Wrap with asyncio.wait_for — model inference on long audio files can take tens of seconds and you don't want hung requests blocking the server.

The combination that should raise flags

The most dangerous scenario isn't a low similarity score or a high deepfake score in isolation. It's high similarity combined with a high deepfake score.

That means: the voice sounds like the target person, but the audio was probably synthesized. That's a cloning attack.

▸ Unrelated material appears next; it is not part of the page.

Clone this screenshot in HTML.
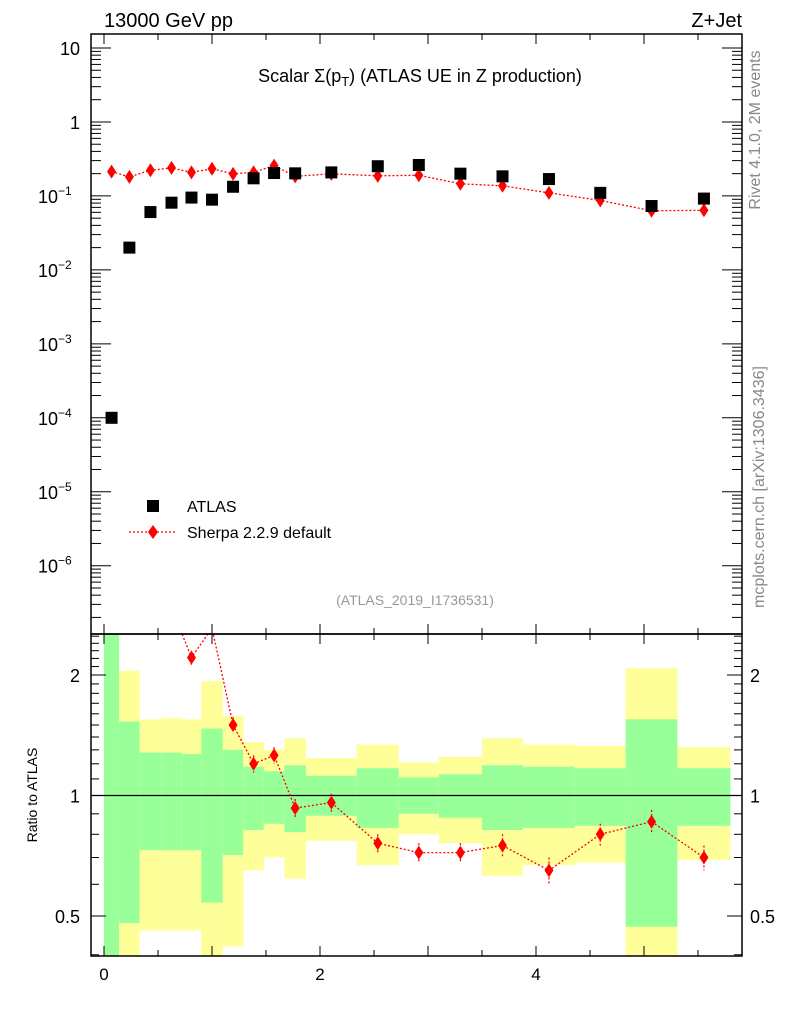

def interpret_result(similarity_pct: float, deepfake_score: float) -> str:
    if similarity_pct >= 75 and deepfake_score >= 0.60:
        return "HIGH RISK: voice matches but audio may be synthetic — possible cloning attack"
    if similarity_pct >= 75:
        return "same person"
    if similarity_pct >= 55:
        return "inconclusive — manual review recommended"
    return "different people"

This case needs explicit handling in the interpretation logic, not just surfacing both scores independently.

What this doesn't solve

No system catches everything. The current generation of voice cloning tools produces audio that fools both humans and models at rates that should make anyone uncomfortable relying on voice verification as a sole authentication factor.

This is a layer in a defense stack, not a complete solution. Combined with behavioral signals, session context, and human review for edge cases, it raises the cost of a successful attack significantly. Used alone as a binary gate, it will eventually be bypassed.

The honest answer to "is this voice real?" is always a probability, not a fact. The system's job is to surface that probability clearly enough that the humans making decisions can act on it.